■ WHAT YOU NEED TO DO: From the listing below, pull each line that includes "React".

— start of INPUT DATA —

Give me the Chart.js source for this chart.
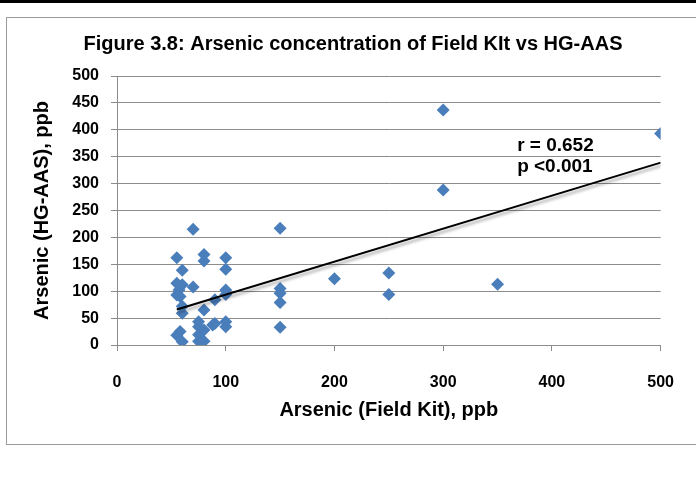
<!DOCTYPE html>
<html>
<head>
<meta charset="utf-8">
<script src="https://cdn.jsdelivr.net/npm/chart.js@4/dist/chart.umd.min.js"></script>
<style>
  html, body { margin: 0; padding: 0; background: #fff; }
  #wrap { width: 696px; height: 480px; position: relative; }
</style>
</head>
<body>
<div id="wrap"><canvas id="chart"></canvas></div>
<script>
// field kit readings (x) vs HG-AAS readings (y), ppb
const fieldKit = [55, 55, 55, 55, 57, 60, 60, 58, 60, 60, 58, 60,
  70, 70, 75, 75, 75, 75, 80, 80, 80, 80, 80, 90, 88, 90,
  100, 100, 100, 100, 100, 100, 150, 150, 150, 150, 150,
  200, 250, 250, 300, 300, 350, 500];
const hgAas = [162, 115, 93, 18, 102, 139, 112, 90, 72, 59, 25, 6,
  215, 108, 43, 34, 19, 7, 168, 156, 65, 28, 7, 84, 37, 40,
  162, 141, 102, 94, 43, 34, 217, 105, 96, 79, 33,
  123, 134, 94, 437, 288, 113, 393];

// trend line end points
const trendX = [55, 500];
const trendY = [66, 339];

const xTicks = [0, 100, 200, 300, 400, 500];
const yTicks = [0, 50, 100, 150, 200, 250, 300, 350, 400, 450, 500];

const chartTitle = 'Figure 3.8: Arsenic concentration of Field KIt vs HG-AAS';
const statLines = ['r = 0.652', 'p <0.001'];

const font = 'Liberation Sans, Arial, sans-serif';
const gridGrey = '#8c8c8c';
const blue = '#4A7EBB';

const points = fieldKit.map((x, i) => ({ x: x, y: hgAas[i] }));
const trend = trendX.map((x, i) => ({ x: x, y: trendY[i] }));

// frame round the chart, black rule at the very top, and the title
const framePlugin = {
  id: 'frame',
  beforeDraw(chart) {
    const ctx = chart.ctx;
    ctx.save();
    ctx.fillStyle = '#fff';
    ctx.fillRect(0, 0, chart.width, chart.height);
    ctx.fillStyle = '#000';
    ctx.fillRect(0, 0, chart.width, 3);
    ctx.strokeStyle = '#9a9a9a';
    ctx.lineWidth = 1;
    ctx.strokeRect(6.5, 17.5, chart.width + 10, 427);
    ctx.font = 'bold 20px ' + font;
    ctx.textAlign = 'center';
    ctx.textBaseline = 'middle';
    ctx.fillText(chartTitle, 353, 44);
    ctx.restore();
  }
};

// shadow under the trend line
const shadowPlugin = {
  id: 'trendShadow',
  beforeDatasetDraw(chart, args) {
    if (args.index !== 1) return;
    const ctx = chart.ctx;
    ctx.save();
    ctx.shadowColor = 'rgba(0,0,0,0.35)';
    ctx.shadowBlur = 3;
    ctx.shadowOffsetX = 1;
    ctx.shadowOffsetY = 3;
  },
  afterDatasetDraw(chart, args) {
    if (args.index !== 1) return;
    chart.ctx.restore();
  }
};

// r and p text next to the trend line
const statsPlugin = {
  id: 'stats',
  afterDatasetsDraw(chart) {
    const ctx = chart.ctx;
    const x = chart.scales.x.getPixelForValue(368);
    const y0 = chart.scales.y.getPixelForValue(370);
    ctx.save();
    ctx.fillStyle = '#000';
    ctx.font = 'bold 19px ' + font;
    ctx.textAlign = 'left';
    ctx.textBaseline = 'middle';
    statLines.forEach((t, i) => ctx.fillText(t, x, y0 + i * 21));
    ctx.restore();
  }
};

new Chart(document.getElementById('chart'), {
  data: {
    datasets: [
      {
        type: 'scatter',
        data: points,
        pointStyle: 'rectRot',
        pointRadius: 6.5,
        pointHoverRadius: 6.5,
        backgroundColor: blue,
        borderColor: blue,
        borderWidth: 0,
        order: 2
      },
      {
        type: 'line',
        data: trend,
        borderColor: '#000',
        borderWidth: 2,
        pointRadius: 0,
        fill: false,
        order: 1
      }
    ]
  },
  options: {
    responsive: true,
    maintainAspectRatio: false,
    animation: false,
    layout: { padding: { left: 0, right: 34, top: 76, bottom: 0 } },
    plugins: {
      legend: { display: false },
      tooltip: { enabled: false },
      title: { display: false }
    },
    scales: {
      x: {
        type: 'linear',
        min: 0,
        max: 500,
        afterBuildTicks(scale) { scale.ticks = xTicks.map(v => ({ value: v })); },
        afterFit(scale) { scale.height = 135; },
        grid: { drawOnChartArea: false, drawTicks: true, tickLength: 6, color: gridGrey },
        border: { color: gridGrey },
        ticks: {
          color: '#000',
          padding: 22,
          maxRotation: 0,
          font: { family: font, size: 16, weight: 'bold' }
        },
        title: {
          display: true,
          text: 'Arsenic (Field Kit), ppb',
          color: '#000',
          font: { family: font, size: 20, weight: 'bold', lineHeight: 1.2 },
          padding: { top: 0, bottom: 58 }
        }
      },
      y: {
        type: 'linear',
        min: 0,
        max: 500,
        afterBuildTicks(scale) { scale.ticks = yTicks.map(v => ({ value: v })); },
        afterFit(scale) { scale.width = 117; },
        grid: { drawTicks: true, tickLength: 6, color: gridGrey },
        border: { color: gridGrey },
        ticks: {
          color: '#000',
          padding: 12,
          font: { family: font, size: 16, weight: 'bold' }
        },
        title: {
          display: true,
          text: 'Arsenic (HG-AAS), ppb',
          color: '#000',
          font: { family: font, size: 20, weight: 'bold', lineHeight: 1.2 },
          padding: { top: 30, bottom: 0 }
        }
      }
    }
  },
  plugins: [framePlugin, shadowPlugin, statsPlugin]
});
</script>
</body>
</html>
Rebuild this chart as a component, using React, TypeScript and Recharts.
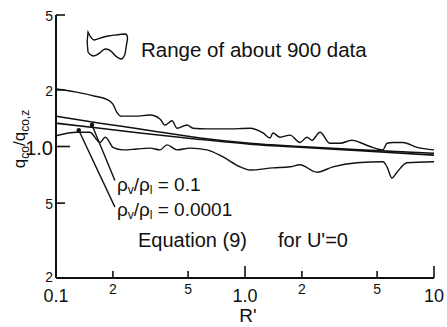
import React from "react";
import {
  LineChart,
  Line,
  XAxis,
  YAxis,
  ReferenceLine,
  ReferenceDot,
  Legend,
} from "recharts";

// ---- data ----
const UPPER_X = [0.1, 0.126, 0.161, 0.188, 0.2, 0.21, 0.221, 0.262, 0.314, 0.355, 0.377, 0.411, 0.437, 0.493, 0.531, 0.629, 0.803, 1.063, 1.245, 1.356, 1.406, 1.532, 1.73, 1.954, 2.128, 2.261, 2.493, 2.818, 3.184, 3.683, 4.057, 4.585, 5.37, 5.64, 6.07, 6.86, 8.13, 10];
const UPPER_Y = [2.02, 1.95, 1.85, 1.77, 1.68, 1.52, 1.45, 1.45, 1.47, 1.4, 1.3, 1.37, 1.25, 1.3, 1.25, 1.24, 1.24, 1.25, 1.18, 1.11, 1.18, 1.12, 1.15, 1.05, 1.12, 1.08, 1.19, 1.04, 1.04, 1.08, 1.05, 1.0, 0.96, 1.04, 1.05, 1.05, 0.99, 0.96];

const LOWER_X = [0.1, 0.129, 0.151, 0.171, 0.182, 0.188, 0.2, 0.226, 0.268, 0.314, 0.355, 0.387, 0.437, 0.512, 0.629, 0.765, 0.941, 1.063, 1.406, 1.73, 1.954, 2.404, 2.921, 3.915, 5.37, 5.64, 5.99, 6.37, 7.19, 10];
const LOWER_Y = [1.14, 1.19, 1.19, 1.05, 1.12, 1.09, 0.99, 0.96, 0.97, 0.98, 0.96, 1.02, 0.96, 0.98, 0.96, 0.88, 0.78, 0.75, 0.77, 0.78, 0.8, 0.73, 0.78, 0.82, 0.83, 0.78, 0.68, 0.73, 0.82, 0.83];

const EQ_X = [0.1, 0.171, 0.278, 0.579, 1.063, 1.954, 4.057, 10];
const EQ_01_Y = [1.45, 1.33, 1.24, 1.11, 1.04, 1.0, 0.96, 0.92];
const EQ_00001_Y = [1.33, 1.25, 1.18, 1.09, 1.03, 0.99, 0.95, 0.9];

const X_TICKS = [0.1, 0.2, 0.5, 1, 2, 5, 10];
const X_TICK_LABELS = ["0.1", "2", "5", "1.0", "2", "5", "10"];
const X_MAJOR = [0.1, 1, 10];
const TOP_TICKS = [0.2, 0.5, 1, 2, 5];

const Y_TICKS = [0.2, 0.5, 1, 2, 5];
const Y_TICK_LABELS = ["2", "5", "1.0", "2", "5"];
const Y_MAJOR = [1];
const RIGHT_TICKS = [0.5, 1, 2];

// annotation anchors (data coordinates)
const LEADER_01 = [{ x: 0.155, y: 1.3 }, { x: 0.205, y: 0.66 }];
const LEADER_00001 = [{ x: 0.132, y: 1.22 }, { x: 0.205, y: 0.476 }];
const LABEL_01_AT = { x: 0.21, y: 0.58 };
const LABEL_00001_AT = { x: 0.21, y: 0.427 };
const EQ_TEXT_AT = { x: 0.2716, y: 0.292 };
const FOR_TEXT_AT = { x: 1.495, y: 0.292 };

const upper = UPPER_X.map((x, i) => ({ x, y: UPPER_Y[i] }));
const lower = LOWER_X.map((x, i) => ({ x, y: LOWER_Y[i] }));
const eq01 = EQ_X.map((x, i) => ({ x, y: EQ_01_Y[i] }));
const eq00001 = EQ_X.map((x, i) => ({ x, y: EQ_00001_Y[i] }));

const FONT = "'Liberation Sans', Arial, sans-serif";
const INK = "#111";

const XBottomTick = (props: any) => {
  const { x, y, payload } = props;
  const v = payload.value;
  const idx = X_TICKS.indexOf(v);
  const major = X_MAJOR.includes(v);
  return (
    <g>
      <line x1={x} y1={y} x2={x} y2={y - (major ? 12 : 7)} stroke={INK} strokeWidth={1.6} />
      <text
        x={x}
        y={y + (major ? 24 : 16)}
        textAnchor="middle"
        fontFamily={FONT}
        fontSize={major ? 18 : 14}
        fill={INK}
      >
        {X_TICK_LABELS[idx]}
      </text>
    </g>
  );
};

const XTopTick = (props: any) => {
  const { x, y } = props;
  return <line x1={x} y1={y} x2={x} y2={y + 5} stroke={INK} strokeWidth={1.4} />;
};

const YLeftTick = (props: any) => {
  const { x, y, payload } = props;
  const v = payload.value;
  const idx = Y_TICKS.indexOf(v);
  const major = Y_MAJOR.includes(v);
  const fs = major ? 20 : 14;
  const lift = idx === 0 ? 2 : 0;
  return (
    <g>
      <line x1={x} y1={y} x2={x + (major ? 14 : 9)} y2={y} stroke={INK} strokeWidth={1.6} />
      <text
        x={x - 3}
        y={y + fs * 0.36 + 1 - lift}
        textAnchor="end"
        fontFamily={FONT}
        fontSize={fs}
        fill={INK}
      >
        {Y_TICK_LABELS[idx]}
      </text>
    </g>
  );
};

const YRightTick = (props: any) => {
  const { x, y } = props;
  return <line x1={x} y1={y} x2={x - 5} y2={y} stroke={INK} strokeWidth={1.4} />;
};

const YLabel = (props: any) => {
  const vb = props.viewBox || { x: 0, y: 15 };
  const cx = vb.x + 25;
  const cy = vb.y + 124;
  return (
    <text
      x={cx}
      y={cy}
      transform={`rotate(-90, ${cx}, ${cy})`}
      textAnchor="middle"
      fontFamily={FONT}
      fontSize={17}
      fill={INK}
    >
      <tspan>q</tspan>
      <tspan fontSize={12} dy={4}>co</tspan>
      <tspan dy={-4}>/q</tspan>
      <tspan fontSize={12} dy={4}>co,z</tspan>
    </text>
  );
};

const XLabel = (props: any) => {
  const vb = props.viewBox || { x: 56, y: 278 };
  return (
    <text
      x={vb.x + 192}
      y={vb.y + 44}
      textAnchor="middle"
      fontFamily={FONT}
      fontSize={19}
      fill={INK}
    >
      R'
    </text>
  );
};

const RhoLabel = (value: string) => (props: any) => {
  const vb = props.viewBox || { x: 0, y: 0 };
  return (
    <text x={vb.x} y={vb.y} fontFamily={FONT} fontSize={19} fill={INK}>
      <tspan>ρ</tspan>
      <tspan fontSize={12} dy={3}>v</tspan>
      <tspan dy={-3}>/ρ</tspan>
      <tspan fontSize={12} dy={3}>l</tspan>
      <tspan dy={-3}>{" = " + value}</tspan>
    </text>
  );
};

const PlainLabel = (value: string) => (props: any) => {
  const vb = props.viewBox || { x: 0, y: 0 };
  return (
    <text x={vb.x} y={vb.y} fontFamily={FONT} fontSize={20} fill={INK}>
      {value}
    </text>
  );
};

const LegendContent = () => (
  <svg width={300} height={34} style={{ overflow: "visible" }}>
    <path
      d="M2,2 C4,6 5,9 8,10 C12,9 16,7 22,6 C30,5 35,4 40,4 C42,6 42,8 41,12 C40,16 40,20 39,24 C38,27 37,29 35,29 C31,28 29,26 26,22 C23,19 20,18 17,20 C14,23 11,26 7,26 C4,25 3,24 2,22 C1,16 1,8 2,2 Z"
      fill="none"
      stroke={INK}
      strokeWidth={1.4}
    />
    <text x={55} y={27} fontFamily={FONT} fontSize={20.5} fill={INK}>
      Range of about 900 data
    </text>
  </svg>
);

export default function App() {
  return (
    <div style={{ position: "absolute", left: 0, top: 0, width: 447, height: 327, background: "#fff" }}>
      <LineChart width={447} height={327} margin={{ top: 15, right: 13, left: 0, bottom: 0 }}>
        <XAxis
          dataKey="x"
          type="number"
          scale="log"
          domain={[0.1, 10]}
          allowDataOverflow
          ticks={X_TICKS}
          tick={<XBottomTick />}
          tickLine={false}
          tickSize={0}
          tickMargin={0}
          height={49}
          axisLine={{ stroke: INK, strokeWidth: 2 }}
          interval={0}
          label={{ content: XLabel }}
        />
        <XAxis
          xAxisId="top"
          orientation="top"
          dataKey="x"
          type="number"
          scale="log"
          domain={[0.1, 10]}
          allowDataOverflow
          ticks={TOP_TICKS}
          tick={<XTopTick />}
          tickLine={false}
          tickSize={0}
          tickMargin={0}
          height={0}
          interval={0}
          axisLine={{ stroke: INK, strokeWidth: 2 }}
        />
        <YAxis
          dataKey="y"
          type="number"
          scale="log"
          domain={[0.2, 5]}
          allowDataOverflow
          ticks={Y_TICKS}
          tick={<YLeftTick />}
          tickLine={false}
          tickSize={0}
          tickMargin={0}
          width={56}
          interval={0}
          axisLine={{ stroke: INK, strokeWidth: 2 }}
          label={{ content: YLabel }}
        />
        <YAxis
          yAxisId="right"
          orientation="right"
          dataKey="y"
          type="number"
          scale="log"
          domain={[0.2, 5]}
          allowDataOverflow
          ticks={RIGHT_TICKS}
          tick={<YRightTick />}
          tickLine={false}
          tickSize={0}
          tickMargin={0}
          width={0}
          interval={0}
          axisLine={{ stroke: INK, strokeWidth: 2 }}
        />
        <Legend
          layout="vertical"
          align="center"
          verticalAlign="middle"
          wrapperStyle={{ position: "absolute", left: 86, top: 30, width: 300, height: 34 }}
          content={() => <LegendContent />}
        />
        <Line data={upper} dataKey="y" type="monotoneX" stroke={INK} strokeWidth={1.4} dot={false} isAnimationActive={false} />
        <Line data={lower} dataKey="y" type="monotoneX" stroke={INK} strokeWidth={1.4} dot={false} isAnimationActive={false} />
        <Line data={eq01} dataKey="y" type="monotoneX" stroke={INK} strokeWidth={1.6} dot={false} isAnimationActive={false} />
        <Line data={eq00001} dataKey="y" type="monotoneX" stroke={INK} strokeWidth={1.6} dot={false} isAnimationActive={false} />
        <ReferenceLine segment={LEADER_01} stroke={INK} strokeWidth={1.4} />
        <ReferenceLine segment={LEADER_00001} stroke={INK} strokeWidth={1.4} />
        <ReferenceDot x={LEADER_01[0].x} y={LEADER_01[0].y} r={2.2} fill={INK} stroke="none" />
        <ReferenceDot x={LEADER_00001[0].x} y={LEADER_00001[0].y} r={2.2} fill={INK} stroke="none" />
        <ReferenceDot x={LABEL_01_AT.x} y={LABEL_01_AT.y} r={0} fill="none" stroke="none" label={{ content: RhoLabel("0.1") }} />
        <ReferenceDot x={LABEL_00001_AT.x} y={LABEL_00001_AT.y} r={0} fill="none" stroke="none" label={{ content: RhoLabel("0.0001") }} />
        <ReferenceDot x={EQ_TEXT_AT.x} y={EQ_TEXT_AT.y} r={0} fill="none" stroke="none" label={{ content: PlainLabel("Equation (9)") }} />
        <ReferenceDot x={FOR_TEXT_AT.x} y={FOR_TEXT_AT.y} r={0} fill="none" stroke="none" label={{ content: PlainLabel("for U'=0") }} />
      </LineChart>
    </div>
  );
}
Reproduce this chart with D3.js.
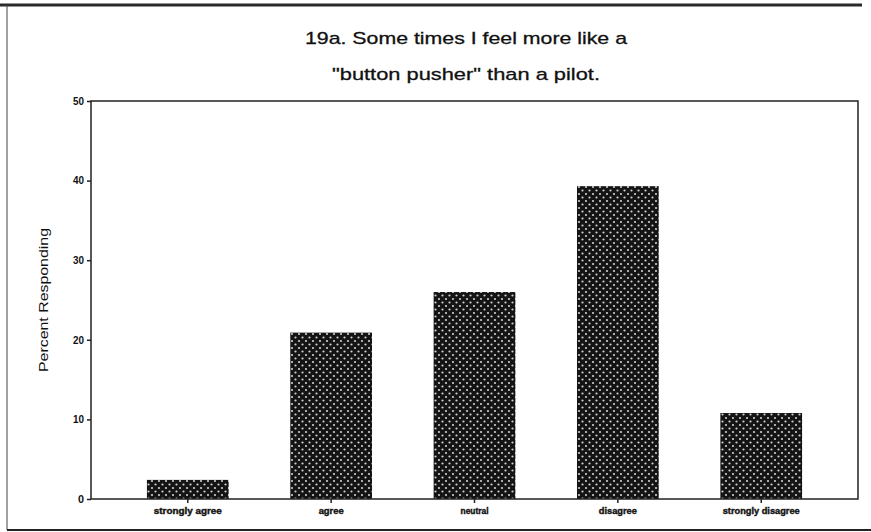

— end of INPUT DATA —

■ CORRECT RESPONSE:
Rebuild this chart as a component, using React, TypeScript and Recharts.
import React from "react";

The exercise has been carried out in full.